**Exercise aim**
Copy word for word the lines in the records below, starting at the line with "Emit a Python" and ending at the line with "plt.rcParams['font.family'] = ['Liberation". Skip the pictures.

**Data records**
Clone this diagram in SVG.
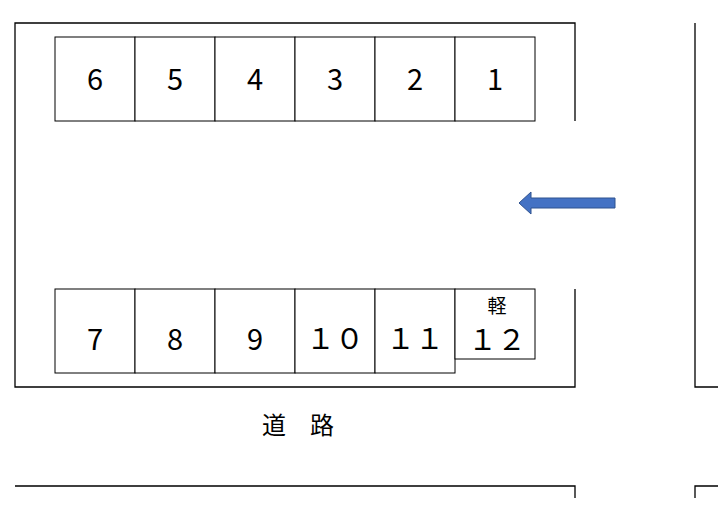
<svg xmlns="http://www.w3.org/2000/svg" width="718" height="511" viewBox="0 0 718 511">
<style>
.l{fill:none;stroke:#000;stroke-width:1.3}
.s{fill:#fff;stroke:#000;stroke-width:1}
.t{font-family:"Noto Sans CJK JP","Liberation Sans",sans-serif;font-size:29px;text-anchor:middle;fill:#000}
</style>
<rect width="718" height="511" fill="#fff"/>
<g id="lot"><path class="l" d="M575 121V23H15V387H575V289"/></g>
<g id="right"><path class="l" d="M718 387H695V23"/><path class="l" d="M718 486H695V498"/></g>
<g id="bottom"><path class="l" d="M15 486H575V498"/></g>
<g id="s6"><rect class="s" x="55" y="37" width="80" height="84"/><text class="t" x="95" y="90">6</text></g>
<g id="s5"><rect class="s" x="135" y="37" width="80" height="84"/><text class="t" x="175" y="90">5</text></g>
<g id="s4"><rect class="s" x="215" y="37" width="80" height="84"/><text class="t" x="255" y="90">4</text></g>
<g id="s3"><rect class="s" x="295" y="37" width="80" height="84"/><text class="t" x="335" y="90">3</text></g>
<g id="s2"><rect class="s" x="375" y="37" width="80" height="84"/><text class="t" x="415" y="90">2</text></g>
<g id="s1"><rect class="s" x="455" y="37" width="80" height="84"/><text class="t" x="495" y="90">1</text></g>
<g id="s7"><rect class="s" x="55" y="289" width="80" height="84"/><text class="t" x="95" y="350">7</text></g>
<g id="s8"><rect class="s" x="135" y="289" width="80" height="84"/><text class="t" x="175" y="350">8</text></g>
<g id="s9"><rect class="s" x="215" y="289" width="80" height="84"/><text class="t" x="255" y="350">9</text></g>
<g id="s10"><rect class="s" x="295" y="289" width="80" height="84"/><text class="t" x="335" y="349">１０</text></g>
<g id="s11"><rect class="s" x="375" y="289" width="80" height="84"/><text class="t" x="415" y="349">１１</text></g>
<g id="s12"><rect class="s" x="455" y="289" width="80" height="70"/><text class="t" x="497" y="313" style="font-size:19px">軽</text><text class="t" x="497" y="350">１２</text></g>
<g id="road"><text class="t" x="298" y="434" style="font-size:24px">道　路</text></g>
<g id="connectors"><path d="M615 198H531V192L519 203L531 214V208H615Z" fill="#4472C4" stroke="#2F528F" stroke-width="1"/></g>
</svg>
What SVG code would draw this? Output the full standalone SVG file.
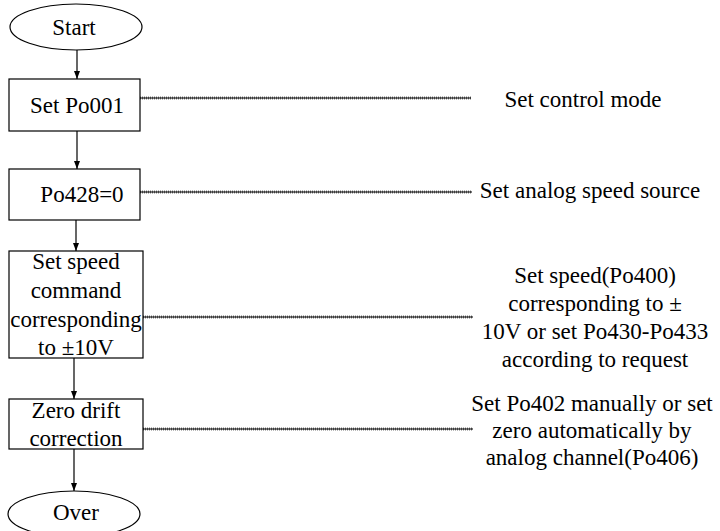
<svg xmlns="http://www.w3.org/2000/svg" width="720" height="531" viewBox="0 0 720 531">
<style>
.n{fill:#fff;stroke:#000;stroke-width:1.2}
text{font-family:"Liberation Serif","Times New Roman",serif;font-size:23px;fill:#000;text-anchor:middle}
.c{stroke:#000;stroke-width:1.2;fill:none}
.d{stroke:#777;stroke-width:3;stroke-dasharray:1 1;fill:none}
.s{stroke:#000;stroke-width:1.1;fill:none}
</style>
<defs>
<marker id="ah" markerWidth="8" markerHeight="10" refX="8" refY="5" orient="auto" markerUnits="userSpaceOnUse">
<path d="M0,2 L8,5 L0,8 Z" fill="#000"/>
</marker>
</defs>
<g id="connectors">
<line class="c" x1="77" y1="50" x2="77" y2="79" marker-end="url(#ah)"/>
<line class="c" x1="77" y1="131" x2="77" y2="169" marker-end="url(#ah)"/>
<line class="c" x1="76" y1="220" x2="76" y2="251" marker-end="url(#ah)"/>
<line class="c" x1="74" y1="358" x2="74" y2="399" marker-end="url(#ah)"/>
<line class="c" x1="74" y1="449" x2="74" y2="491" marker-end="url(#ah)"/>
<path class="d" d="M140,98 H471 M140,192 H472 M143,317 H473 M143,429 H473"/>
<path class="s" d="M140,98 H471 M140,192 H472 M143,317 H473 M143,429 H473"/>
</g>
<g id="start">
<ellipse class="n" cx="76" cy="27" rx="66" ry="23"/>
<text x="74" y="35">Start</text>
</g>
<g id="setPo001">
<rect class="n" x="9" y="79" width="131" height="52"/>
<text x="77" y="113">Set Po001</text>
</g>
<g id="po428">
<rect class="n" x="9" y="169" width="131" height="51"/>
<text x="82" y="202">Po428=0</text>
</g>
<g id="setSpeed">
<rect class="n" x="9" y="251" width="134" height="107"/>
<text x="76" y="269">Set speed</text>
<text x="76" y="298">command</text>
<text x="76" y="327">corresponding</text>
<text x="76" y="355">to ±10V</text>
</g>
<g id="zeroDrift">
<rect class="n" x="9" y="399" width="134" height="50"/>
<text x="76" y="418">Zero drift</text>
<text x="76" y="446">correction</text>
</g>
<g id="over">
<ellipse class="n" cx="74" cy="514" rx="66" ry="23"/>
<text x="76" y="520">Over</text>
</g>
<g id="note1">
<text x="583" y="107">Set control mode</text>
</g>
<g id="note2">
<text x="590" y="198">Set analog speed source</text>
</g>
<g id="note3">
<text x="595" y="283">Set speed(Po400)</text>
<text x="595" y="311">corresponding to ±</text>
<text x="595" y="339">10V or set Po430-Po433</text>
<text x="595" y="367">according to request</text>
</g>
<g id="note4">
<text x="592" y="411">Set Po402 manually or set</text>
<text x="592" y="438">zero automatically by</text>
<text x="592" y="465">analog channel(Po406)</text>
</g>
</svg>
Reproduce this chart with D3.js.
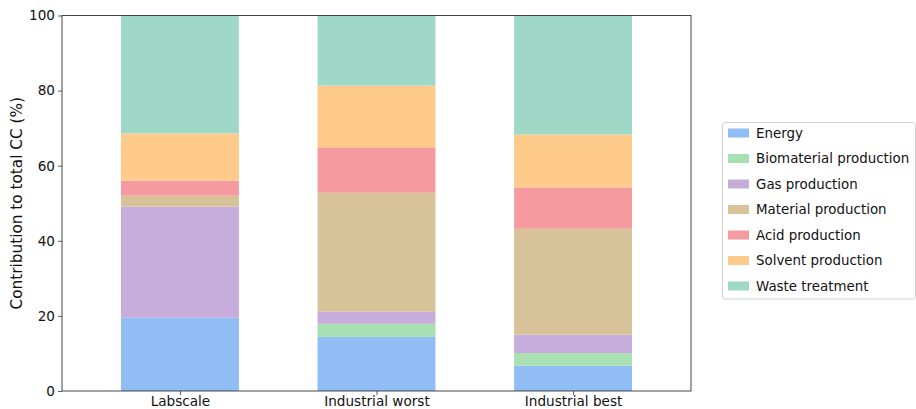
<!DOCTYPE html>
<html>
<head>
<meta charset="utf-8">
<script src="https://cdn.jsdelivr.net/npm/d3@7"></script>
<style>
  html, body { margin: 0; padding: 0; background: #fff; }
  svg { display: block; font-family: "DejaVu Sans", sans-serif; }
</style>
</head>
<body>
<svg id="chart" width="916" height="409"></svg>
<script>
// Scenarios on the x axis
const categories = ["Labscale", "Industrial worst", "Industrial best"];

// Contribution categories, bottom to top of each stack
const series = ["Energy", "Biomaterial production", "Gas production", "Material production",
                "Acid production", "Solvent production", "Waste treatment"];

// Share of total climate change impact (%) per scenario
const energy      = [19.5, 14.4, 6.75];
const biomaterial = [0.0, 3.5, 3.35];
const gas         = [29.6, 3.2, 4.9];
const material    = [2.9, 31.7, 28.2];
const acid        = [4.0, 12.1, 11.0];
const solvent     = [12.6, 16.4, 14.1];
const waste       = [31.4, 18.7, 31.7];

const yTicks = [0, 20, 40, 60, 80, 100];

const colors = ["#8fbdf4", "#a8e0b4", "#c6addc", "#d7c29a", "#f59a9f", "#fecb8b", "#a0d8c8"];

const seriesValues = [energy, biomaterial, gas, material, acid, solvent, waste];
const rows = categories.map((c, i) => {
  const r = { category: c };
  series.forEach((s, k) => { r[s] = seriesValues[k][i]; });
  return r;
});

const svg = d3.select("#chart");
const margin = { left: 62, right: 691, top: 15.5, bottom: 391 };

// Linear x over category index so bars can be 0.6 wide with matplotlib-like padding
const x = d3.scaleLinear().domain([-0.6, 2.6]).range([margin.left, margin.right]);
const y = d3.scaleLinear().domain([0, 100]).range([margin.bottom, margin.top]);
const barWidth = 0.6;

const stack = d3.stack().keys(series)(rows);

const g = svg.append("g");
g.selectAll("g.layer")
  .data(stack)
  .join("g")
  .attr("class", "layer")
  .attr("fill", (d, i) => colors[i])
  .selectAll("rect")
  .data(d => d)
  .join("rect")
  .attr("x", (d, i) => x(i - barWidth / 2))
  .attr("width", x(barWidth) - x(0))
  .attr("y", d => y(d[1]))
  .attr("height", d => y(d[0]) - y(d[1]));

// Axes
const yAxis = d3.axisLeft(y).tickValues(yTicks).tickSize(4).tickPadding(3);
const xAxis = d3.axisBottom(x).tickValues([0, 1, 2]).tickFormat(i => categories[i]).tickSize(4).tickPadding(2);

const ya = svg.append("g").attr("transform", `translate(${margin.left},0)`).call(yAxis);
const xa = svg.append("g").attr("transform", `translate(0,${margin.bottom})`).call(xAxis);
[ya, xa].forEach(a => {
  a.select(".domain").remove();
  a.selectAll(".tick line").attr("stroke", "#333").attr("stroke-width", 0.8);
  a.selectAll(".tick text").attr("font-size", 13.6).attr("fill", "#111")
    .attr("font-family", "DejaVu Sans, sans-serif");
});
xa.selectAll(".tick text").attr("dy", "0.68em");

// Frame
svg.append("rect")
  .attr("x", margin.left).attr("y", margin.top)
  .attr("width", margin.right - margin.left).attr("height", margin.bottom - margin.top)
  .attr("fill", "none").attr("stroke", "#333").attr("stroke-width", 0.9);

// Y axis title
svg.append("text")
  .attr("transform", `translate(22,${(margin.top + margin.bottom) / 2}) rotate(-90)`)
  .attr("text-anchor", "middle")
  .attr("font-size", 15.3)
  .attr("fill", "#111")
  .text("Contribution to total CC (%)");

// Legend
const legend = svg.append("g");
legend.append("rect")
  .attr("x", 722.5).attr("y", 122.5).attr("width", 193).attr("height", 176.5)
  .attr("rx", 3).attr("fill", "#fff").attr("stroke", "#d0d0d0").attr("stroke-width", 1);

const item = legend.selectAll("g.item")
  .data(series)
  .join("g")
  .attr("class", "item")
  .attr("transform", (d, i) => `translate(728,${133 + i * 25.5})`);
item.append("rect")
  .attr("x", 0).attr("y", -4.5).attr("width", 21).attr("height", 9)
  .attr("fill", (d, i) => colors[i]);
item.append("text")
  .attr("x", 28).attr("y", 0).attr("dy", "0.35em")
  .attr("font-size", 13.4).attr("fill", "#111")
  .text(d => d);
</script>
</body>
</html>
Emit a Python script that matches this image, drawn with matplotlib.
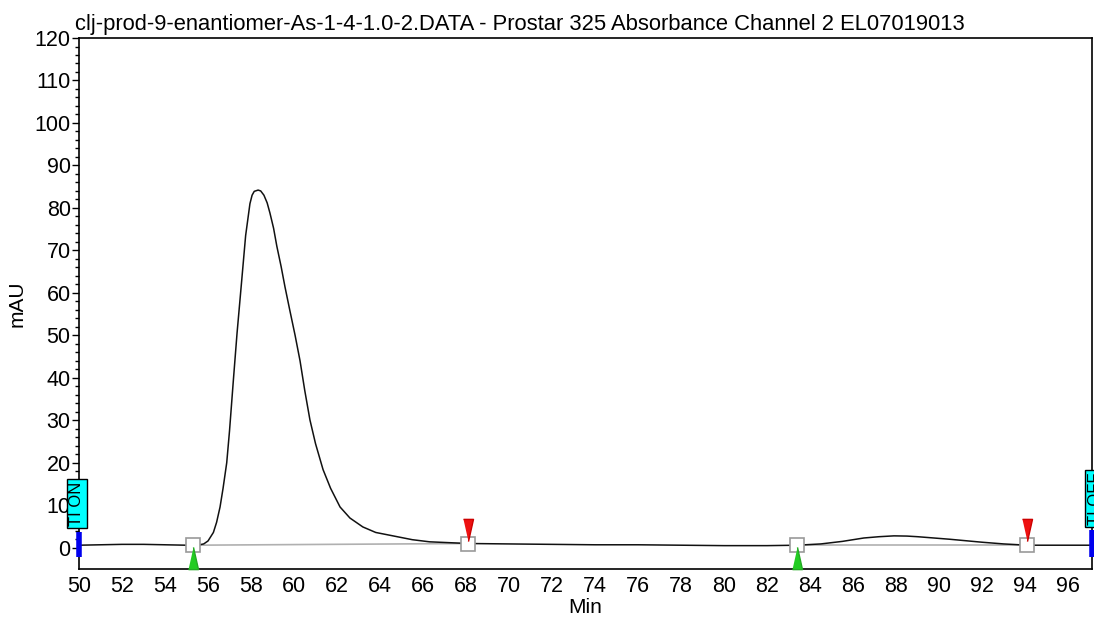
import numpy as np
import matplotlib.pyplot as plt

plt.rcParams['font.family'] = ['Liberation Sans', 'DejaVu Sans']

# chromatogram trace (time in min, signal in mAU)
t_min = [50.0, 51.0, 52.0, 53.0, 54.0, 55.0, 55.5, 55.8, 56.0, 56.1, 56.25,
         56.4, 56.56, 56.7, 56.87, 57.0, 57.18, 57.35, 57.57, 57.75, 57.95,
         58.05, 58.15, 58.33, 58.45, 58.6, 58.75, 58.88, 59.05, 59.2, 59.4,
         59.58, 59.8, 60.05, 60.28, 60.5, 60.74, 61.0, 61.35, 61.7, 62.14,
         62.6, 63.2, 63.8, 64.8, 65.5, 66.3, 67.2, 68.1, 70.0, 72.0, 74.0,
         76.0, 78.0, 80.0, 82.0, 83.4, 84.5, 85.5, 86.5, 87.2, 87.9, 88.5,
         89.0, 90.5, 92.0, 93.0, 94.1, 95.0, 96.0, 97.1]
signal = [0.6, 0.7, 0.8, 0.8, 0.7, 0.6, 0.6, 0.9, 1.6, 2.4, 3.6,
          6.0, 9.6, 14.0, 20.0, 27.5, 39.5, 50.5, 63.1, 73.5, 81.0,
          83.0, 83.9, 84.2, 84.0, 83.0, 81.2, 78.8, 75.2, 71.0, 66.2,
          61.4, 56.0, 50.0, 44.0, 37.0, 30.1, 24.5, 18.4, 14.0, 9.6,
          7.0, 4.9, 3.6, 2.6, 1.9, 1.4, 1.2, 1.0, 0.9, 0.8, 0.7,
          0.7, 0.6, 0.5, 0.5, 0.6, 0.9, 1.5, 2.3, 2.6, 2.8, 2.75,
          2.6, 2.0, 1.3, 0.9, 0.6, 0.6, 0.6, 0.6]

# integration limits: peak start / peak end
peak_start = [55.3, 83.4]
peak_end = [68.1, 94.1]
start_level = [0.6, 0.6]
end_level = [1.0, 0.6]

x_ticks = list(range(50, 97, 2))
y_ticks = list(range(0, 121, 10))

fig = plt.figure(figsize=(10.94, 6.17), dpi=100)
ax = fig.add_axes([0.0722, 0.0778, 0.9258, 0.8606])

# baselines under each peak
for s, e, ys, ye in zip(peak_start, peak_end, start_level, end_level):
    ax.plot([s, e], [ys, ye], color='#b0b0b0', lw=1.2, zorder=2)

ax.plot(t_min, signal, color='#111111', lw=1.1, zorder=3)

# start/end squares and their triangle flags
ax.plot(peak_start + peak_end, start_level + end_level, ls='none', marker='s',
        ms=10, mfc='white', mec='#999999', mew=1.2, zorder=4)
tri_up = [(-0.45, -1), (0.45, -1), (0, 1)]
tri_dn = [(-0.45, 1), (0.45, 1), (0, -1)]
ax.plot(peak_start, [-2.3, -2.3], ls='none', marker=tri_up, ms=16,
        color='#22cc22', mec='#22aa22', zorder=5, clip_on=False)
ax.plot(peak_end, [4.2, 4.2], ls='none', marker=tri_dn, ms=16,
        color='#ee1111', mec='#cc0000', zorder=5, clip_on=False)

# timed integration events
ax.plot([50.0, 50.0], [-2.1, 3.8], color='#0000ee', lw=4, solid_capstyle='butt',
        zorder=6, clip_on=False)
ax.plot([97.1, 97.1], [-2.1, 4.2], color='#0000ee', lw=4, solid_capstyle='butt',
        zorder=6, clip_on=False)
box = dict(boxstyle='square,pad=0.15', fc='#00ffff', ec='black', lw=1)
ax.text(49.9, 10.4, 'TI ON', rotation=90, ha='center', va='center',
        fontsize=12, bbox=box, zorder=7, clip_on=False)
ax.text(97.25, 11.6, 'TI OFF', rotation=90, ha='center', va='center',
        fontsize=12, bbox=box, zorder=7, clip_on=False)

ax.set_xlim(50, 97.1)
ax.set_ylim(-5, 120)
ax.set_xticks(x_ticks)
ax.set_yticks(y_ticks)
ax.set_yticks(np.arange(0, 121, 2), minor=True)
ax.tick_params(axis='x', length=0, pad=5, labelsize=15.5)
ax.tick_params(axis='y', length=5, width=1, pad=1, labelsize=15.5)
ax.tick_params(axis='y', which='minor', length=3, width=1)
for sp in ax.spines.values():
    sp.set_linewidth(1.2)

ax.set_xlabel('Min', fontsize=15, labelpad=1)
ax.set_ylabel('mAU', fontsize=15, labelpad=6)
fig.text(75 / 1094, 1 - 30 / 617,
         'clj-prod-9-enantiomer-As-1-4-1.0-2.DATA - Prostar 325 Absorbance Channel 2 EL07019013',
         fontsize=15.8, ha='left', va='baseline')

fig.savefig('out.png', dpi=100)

**Answer for this exercise**
Emit a Python script that matches this image, drawn with matplotlib.
import numpy as np
import matplotlib.pyplot as plt

plt.rcParams['font.family'] = ['Liberation Sans', 'DejaVu Sans']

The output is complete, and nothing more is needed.